En realidad, he de confesar, que se trata de mis digresiones. Por eso, advierto que para cualquier curioso lector, podrían ser poco interesantes, intrascendentes, banales y hasta aburridas. Entonces -me pregunto- ¿para qué las escribes? Aún no he hallado respuesta para esta pregunta.

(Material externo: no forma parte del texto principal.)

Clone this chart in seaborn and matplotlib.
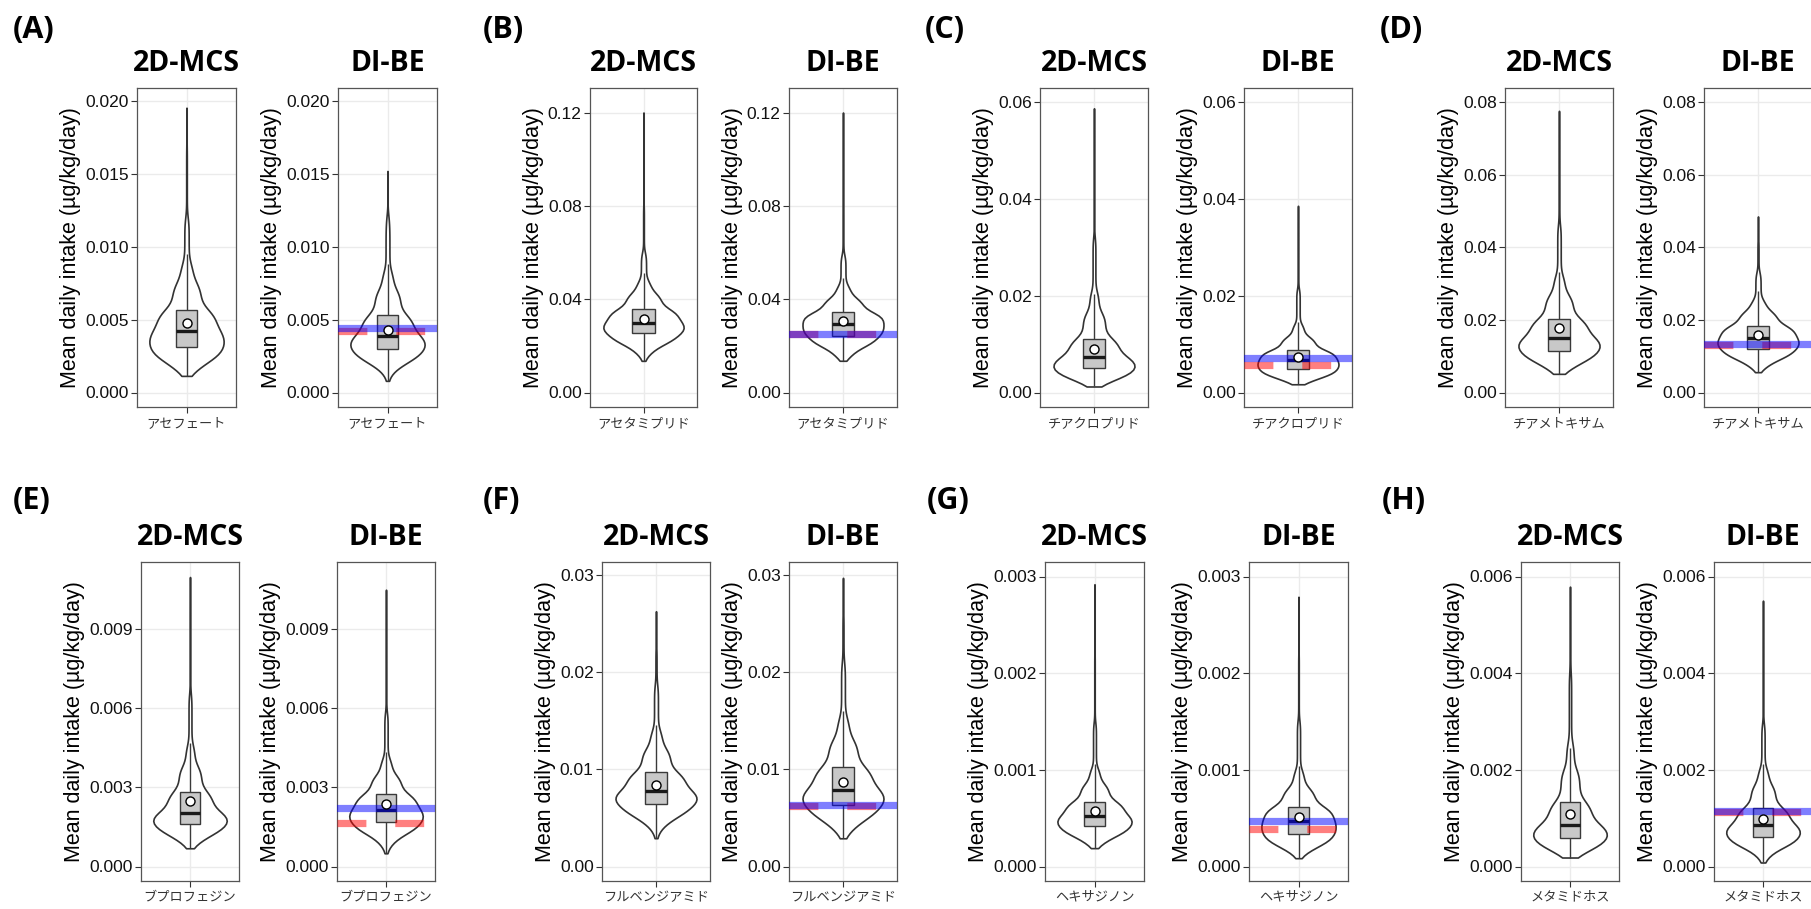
import numpy as np
import pandas as pd
import matplotlib
matplotlib.use("Agg")
import matplotlib.pyplot as plt
import seaborn as sns
from matplotlib.ticker import FixedLocator, FixedFormatter

sns.set_theme(style="ticks")
plt.rcParams["font.family"] = ["Liberation Sans", "Noto Sans CJK JP", "DejaVu Sans"]
plt.rcParams["text.color"] = "black"

# ---------------- data ----------------
panel_labels = ["(A)", "(B)", "(C)", "(D)", "(E)", "(F)", "(G)", "(H)"]
pesticides = ["アセフェート", "アセタミプリド", "チアクロプリド", "チアメトキサム",
              "ブプロフェジン", "フルベンジアミド", "ヘキサジノン", "メタミドホス"]
method_titles = ["2D-MCS", "DI-BE"]

# quantile levels at which the distribution values were read
quantile_levels = [0.0, 0.01, 0.05, 0.10, 0.25, 0.50, 0.75, 0.90, 0.95, 0.99, 0.999, 1.0]

mcs_quantiles = [
    [0.00114, 0.00148, 0.00201, 0.00237, 0.00309, 0.00421, 0.00567, 0.00749, 0.00883, 0.0120, 0.0169, 0.01954],
    [0.01357, 0.01657, 0.01972, 0.02163, 0.0253, 0.0300, 0.0357, 0.0424, 0.0476, 0.0600, 0.0800, 0.1200],
    [0.00124, 0.00197, 0.00288, 0.00352, 0.00495, 0.00722, 0.01113, 0.0164, 0.0207, 0.0320, 0.0522, 0.0586],
    [0.00514, 0.00608, 0.00793, 0.00913, 0.01157, 0.01506, 0.0203, 0.0268, 0.0321, 0.0461, 0.0620, 0.0776],
    [0.00069, 0.000883, 0.00113, 0.00129, 0.0016, 0.00204, 0.00283, 0.00378, 0.00457, 0.00653, 0.0093, 0.01095],
    [0.00291, 0.00402, 0.00486, 0.00539, 0.00641, 0.00771, 0.00967, 0.01207, 0.01394, 0.01866, 0.0225, 0.02623],
    [0.00019, 0.000232, 0.000295, 0.000335, 0.000414, 0.000524, 0.000672, 0.000853, 0.00101, 0.00149, 0.0022, 0.00292],
    [0.000186, 0.000251, 0.00036, 0.000436, 0.0006, 0.00086, 0.00134, 0.0020, 0.00255, 0.0040, 0.0052, 0.00579],
]
dibe_quantiles = [
    [0.0008, 0.00153, 0.00202, 0.00233, 0.00297, 0.00389, 0.0053, 0.00701, 0.00829, 0.01134, 0.0122, 0.0152],
    [0.0136, 0.01538, 0.01858, 0.02055, 0.0243, 0.0293, 0.0343, 0.0404, 0.0457, 0.0589, 0.0800, 0.1200],
    [0.0017, 0.00213, 0.00298, 0.00356, 0.0048, 0.00667, 0.00873, 0.01143, 0.0140, 0.0213, 0.0300, 0.0385],
    [0.0056, 0.00696, 0.00872, 0.00982, 0.0120, 0.0150, 0.0184, 0.0223, 0.0254, 0.0331, 0.0420, 0.0485],
    [0.0005, 0.000844, 0.00115, 0.00133, 0.00167, 0.00214, 0.00273, 0.00344, 0.00406, 0.00582, 0.0082, 0.01047],
    [0.0029, 0.00366, 0.00459, 0.00517, 0.00634, 0.00789, 0.01022, 0.0130, 0.01523, 0.02095, 0.0260, 0.02966],
    [0.000086, 0.000148, 0.000207, 0.000249, 0.000338, 0.000472, 0.00062, 0.000809, 0.00099, 0.00151, 0.0022, 0.00279],
    [0.000083, 0.00022, 0.000378, 0.000453, 0.00062, 0.00086, 0.00122, 0.00168, 0.00202, 0.00295, 0.0045, 0.0055],
]
mcs_means = [0.00475, 0.0317, 0.00893, 0.01773, 0.00248, 0.0084, 0.000579, 0.00109]
dibe_means = [0.0043, 0.0307, 0.00722, 0.0159, 0.00237, 0.00864, 0.000517, 0.00099]
red_values = [0.0042, 0.0251, 0.0057, 0.0131, 0.00166, 0.00617, 0.000393, 0.00113]
blue_values = [0.0044, 0.0251, 0.0072, 0.0134, 0.00222, 0.00634, 0.000466, 0.00115]

y_max = [0.0199, 0.1243, 0.0598, 0.0799, 0.01097, 0.0298, 0.0030, 0.0060]
y_ticks = [
    [0.000, 0.005, 0.010, 0.015, 0.020],
    [0.00, 0.04, 0.08, 0.12],
    [0.00, 0.02, 0.04, 0.06],
    [0.00, 0.02, 0.04, 0.06, 0.08],
    [0.000, 0.003, 0.006, 0.009],
    [0.00, 0.01, 0.02, 0.03],
    [0.000, 0.001, 0.002, 0.003],
    [0.000, 0.002, 0.004, 0.006],
]
y_decimals = [3, 2, 2, 2, 3, 2, 3, 3]
y_label = "Mean daily intake (µg/kg/day)"

# ---------------- layout (pixels of a 1811x909 canvas) ----------------
W, H = 1811, 909
# per group: (mcs_left, mcs_right, dibe_left, dibe_right)
x_layout = [
    (137, 236, 338, 437), (590, 697, 789, 897), (1040, 1148, 1244, 1352), (1505, 1613, 1704, 1812),
    (141, 239, 337, 435), (602, 710, 789, 897), (1045, 1144, 1249, 1348), (1521, 1619, 1714, 1812),
]
row_y = [(88, 407), (562, 881)]
label_pos = [(13, 30), (483, 30), (925, 30), (1380, 30),
             (13, 501), (483, 501), (927, 501), (1382, 501)]

N_SAMPLE = 4001
N_EFF = 500
probs = np.linspace(0, 1, N_SAMPLE)


def sample_from_quantiles(q):
    return np.interp(probs, quantile_levels, q)


def bw_factor(v):
    sd = v.std(ddof=1)
    iqr = np.subtract(*np.percentile(v, [75, 25]))
    return 0.9 * min(sd, iqr / 1.34) * N_EFF ** -0.2 / sd


fig = plt.figure(figsize=(W / 100, H / 100), dpi=100)


def px_axes(l, r, t, b):
    return fig.add_axes([l / W, 1 - b / H, (r - l) / W, (b - t) / H])


def draw_panel(ax, name, q, mean, g, title, red=None, blue=None):
    vals = sample_from_quantiles(q)
    df = pd.DataFrame({"pesticide": [name] * len(vals), "value": vals})
    sns.violinplot(data=df, x="pesticide", y="value", ax=ax, color="white",
                   linecolor="#333333", linewidth=1.2, inner=None, cut=0,
                   width=0.9, bw_method=bw_factor(vals), density_norm="width",
                   saturation=1)
    sns.boxplot(data=df, x="pesticide", y="value", ax=ax, width=0.25,
                color="#C8C8C8", linecolor="#3A3A3A", linewidth=1.0,
                showfliers=False, showcaps=False, saturation=1,
                medianprops=dict(color="#1A1A1A", linewidth=2.4))
    if red is not None:
        ax.axhline(red, color="red", alpha=0.5, lw=5.2, dashes=(4, 4), zorder=5)
    if blue is not None:
        ax.axhline(blue, color="blue", alpha=0.5, lw=5.2, zorder=6)
    sns.pointplot(x=[name], y=[mean], ax=ax, color="black", markers="o",
                  errorbar=None, linestyle="none", markersize=6.5,
                  markerfacecolor="white", markeredgewidth=1.0, zorder=10)

    ymax = y_max[g]
    ax.set_xlim(-0.6, 0.6)
    ax.set_ylim(-0.05 * ymax, 1.05 * ymax)
    ax.yaxis.set_major_locator(FixedLocator(y_ticks[g]))
    ax.yaxis.set_major_formatter(FixedFormatter([f"{t:.{y_decimals[g]}f}" for t in y_ticks[g]]))
    ax.set_xticks([0])
    ax.set_xticklabels([name], fontsize=9.5, family=["Noto Sans CJK JP"], color="#222222")
    ax.set_xlabel("")
    ax.set_ylabel(y_label, fontsize=15.5, color="black", labelpad=3)
    ax.tick_params(axis="y", labelsize=12.5, colors="#333333", labelcolor="#111111",
                   length=4, width=0.8, pad=2)
    ax.tick_params(axis="x", colors="#333333", length=4, width=0.8, pad=3)
    ax.grid(True, color="#EBEBEB", linewidth=1.0)
    ax.set_axisbelow(True)
    for s in ax.spines.values():
        s.set_visible(True)
        s.set_color("#555555")
        s.set_linewidth(0.9)
    ax.set_title(title, fontsize=20.5, fontweight="bold", family=["Open Sans"],
                 color="black", pad=12)


for g in range(8):
    l1, r1, l2, r2 = x_layout[g]
    t, b = row_y[g // 4]
    ax1 = px_axes(l1, r1, t, b)
    draw_panel(ax1, pesticides[g], mcs_quantiles[g], mcs_means[g], g, method_titles[0])
    ax2 = px_axes(l2, r2, t, b)
    draw_panel(ax2, pesticides[g], dibe_quantiles[g], dibe_means[g], g, method_titles[1],
               red=red_values[g], blue=blue_values[g])
    lx, ly = label_pos[g]
    fig.text(lx / W, 1 - ly / H, panel_labels[g], fontsize=22, fontweight="bold",
             family=["Open Sans"], color="black", ha="left", va="center")

fig.savefig("out.png", dpi=100, facecolor="white")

jueves, 1 de febrero de 2007
Me fui a la capital del reino de los españoles. Un barullo de gente y de palabras, que corren, sin mirarse, tal vez perseguidos por este frío que en la habitación del hotel, como por ensalmo, se convierte en calor agobiante. Por la calle hay gente de multitud de razas. Es como si nos hubiera asaltado un recuerdo imborrable de cuando capital del imperio. Solo que ahora, por añadidura, están los automóviles atronadores, que huelen a gasolina y a prisa. No se mira, la gente, al cruzarse con otra gente. Si acaso, si él o ella son guapos, al otro se le escapa una mirada de avidez, que olvida al paso siguiente, absorto como se ve que va en sus cosas. Gime descolorido el sol, hecho jirones entre tantas personas y cosas, se desespera colgado de las ramas de las acacias que no son acacias pero así se llaman. Mi mujer suele decir que a ella le produce desazón este continuo ulular de sirenas de ambulancias, policías y bomberos que recorren la ciudad sin cesar. Yo, la primera noche de hotel, duermo como dicen que duermen las liebres, con un ojo abierto. La cama está dura. Pasan abajo, en la calle, siempre con prisa, las sirenas y las estridencias con que la ciudad se queja de sus desgarraduras. Por la mañana sin embargo, la calle está recién regada y si no fuera por la boina de la polución, parecería que calle y aire se estrenan nuevecitos. Luego miras bien y descubres la cosmética que tapa las miserias que se mueven apenas, salen de los rincones, se materializan en las esquinas. En el salón del desayuno, grupos de turistas comen a dos carrillos, comen para todo el día del sírvase usted mismo de los bollos, los huevos fritos, los churros y las tostadas. Jarras y jarras de zumos de naranjas y de pomelos se trasiegan en un momento. Una señora gorda, a que se salen las carnes por todos los agujeros del vestido, duda un momento y se echa media docena de salchichas sobre tres huevos fritos. Luego mira a su alrededor como si temiera que apareciese algún carroñero dispuesto a arrebatarle su presa. Se va a un rincón y come de cara a la pared. Cuando yo salgo, observo que ha vuelto al mostrador y hace inventario de nuevas ofertas. Huyo.